Two months later, the mother was charged with murder. She was accused of violently shaking her baby to death or causing her daughter's death by striking her head with a hard object.

The trial started Nov. 6 in Ontario County Court in Canandaigua, The prosecutor rested its case Thursday morning and the defense lawyer began calling witnesses, court officials said. The jury may get to decide the case as early as this week, court officials said.

Lisa Hawkins-Rusch, a Geneva schoolteacher, is standing trial on two counts of second-degree murder, two counts of firstdegree manslaughter and one count of second-degree manslaughter. The charges accuse the mother of causing her daughter's death under different legal theories. If convicted of the most serious charge, second-degree murder, Lisa Hawkins-Rusch will face up to 25 years to life in state prison

Ontario County District Attorney Michael Tantillo and defense lawyer Douglas Rowe of Rochester could not be reached for comment. Lisa Hawkins-Rusch and her husband, Stephen Rusch, adopted their daughter from an orphanage in China in the summer of 1992. The couple, who live at 401 High St., Geneva, had been trying to adopt a child for a long time.

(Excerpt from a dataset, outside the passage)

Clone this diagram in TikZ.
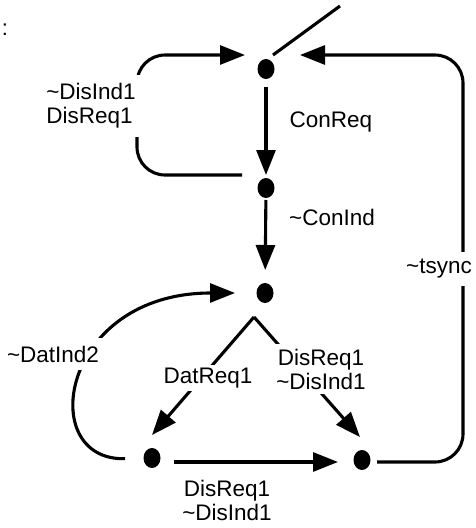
\documentclass[tikz,border=0pt]{standalone}
\usepackage{fontspec}
\setmainfont{Liberation Sans}
\usetikzlibrary{arrows.meta,shapes.geometric}
\newcommand{\tl}{\textasciitilde}
\begin{document}
\begin{tikzpicture}[x=1pt,y=-1pt,
  dot/.style={ellipse,fill=black,minimum width=17pt,minimum height=20pt,inner sep=0pt},
  edge/.style={line width=3.1pt},
  arr/.style={edge,-{Triangle[length=25pt,width=19pt]}},
  lbl/.style={fill=white,inner sep=3pt,align=center,font=\fontsize{22.5}{24}\selectfont},
  lbll/.style={lbl,align=left}]
\useasboundingbox (0,0) rectangle (476,528);
\node[font=\fontsize{22}{24}\selectfont] (colon) at (5,30) {:};
\node[dot] (A) at (266,69) {};
\node[dot] (B) at (266,188) {};
\node[dot] (C) at (265,293) {};
\node[dot] (D) at (152,458) {};
\node[dot] (E) at (362,460) {};
\coordinate (init) at (340,6);
\coordinate (fork) at (254,317);
% initial stroke
\draw[edge] ([shift={(7,-14)}]A.center) -- (init);
% vertical chain
\draw[arr,shorten <=18pt,shorten >=13pt] (A.center) -- (B.center);
\draw[arr,shorten <=12pt,shorten >=23pt] (B.center) -- (C.center);
\node[lbl] (lConReq) at (331,122) {ConReq};
\node[lbl] (lConInd) at (332,217) {\tl ConInd};
% left upper loop
\draw[arr,rounded corners=28pt] ([shift={(-24,-13)}]B.center) -- (137,175) -- (137,55) -- ([shift={(-21,-14)}]A.center);
\node[lbll,inner xsep=6pt,inner ysep=9pt] (lDis) at (91,106) {\tl DisInd1\\DisReq1};
% right loop
\draw[arr,rounded corners=28pt] ([shift={(15,2)}]E.center) -- (463,462) -- (463,55) -- ([shift={(34,-14)}]A.center);
\node[lbl,inner ysep=7pt,inner xsep=2pt] (ltsync) at (439,269) {\tl tsync};
% fork
\draw[arr] (fork) -- ([shift={(0,-23)}]D.center);
\draw[arr] (fork) -- ([shift={(-2,-23)}]E.center);
\node[lbl] (lDatReq) at (208,378) {DatReq1};
\node[lbl,inner sep=5pt] (lDisR) at (321,369) {DisReq1\\\tl DisInd1};
% bottom
\draw[arr] ([shift={(22,4)}]D.center) -- ([shift={(-24,2)}]E.center);
\node[lbl] (lDisB) at (227,500) {DisReq1\\\tl DisInd1};
% left lower loop
\draw[arr,shorten <=27pt,shorten >=30pt] (D.center) .. controls (35,461) and (60,293) .. (C.center);
\node[lbl,inner xsep=4pt,inner ysep=8pt] (lDat) at (53,354) {\tl DatInd2};
\end{tikzpicture}
\end{document}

The adoption made the front page of the local newspaper and was a cause of celebration in the school district where Hawkins-Rusch taught for five years. That joy ended with the child's death and turned to shock when Lisa Hawkins-Rusch was charged, a school official said at the time.

Lisa Hawkins-Rusch was transferred from the classroom to a district curriculum and planning office.

According to court papers, Lisa Hawkins-Rusch told a Geneva police officer that the child accidentally hit her head three times during the week before she died. The mother told police she shook the child just to get her attention, court papers said.

At the trial, the prosecutor argued in opening statements that the outwardly happy Rusch family hid a dark secret of abuse. Lisa Hawkins-Rusch's lawyer has maintained from the beginning that Lisa Hawkins-Rusch did no wrong. He has said the mother was a victim of an "avalanche of circumstances."

Rowe has argued that the baby's injuries occurred while she was not in her mother's care or while she was in China before her adoption.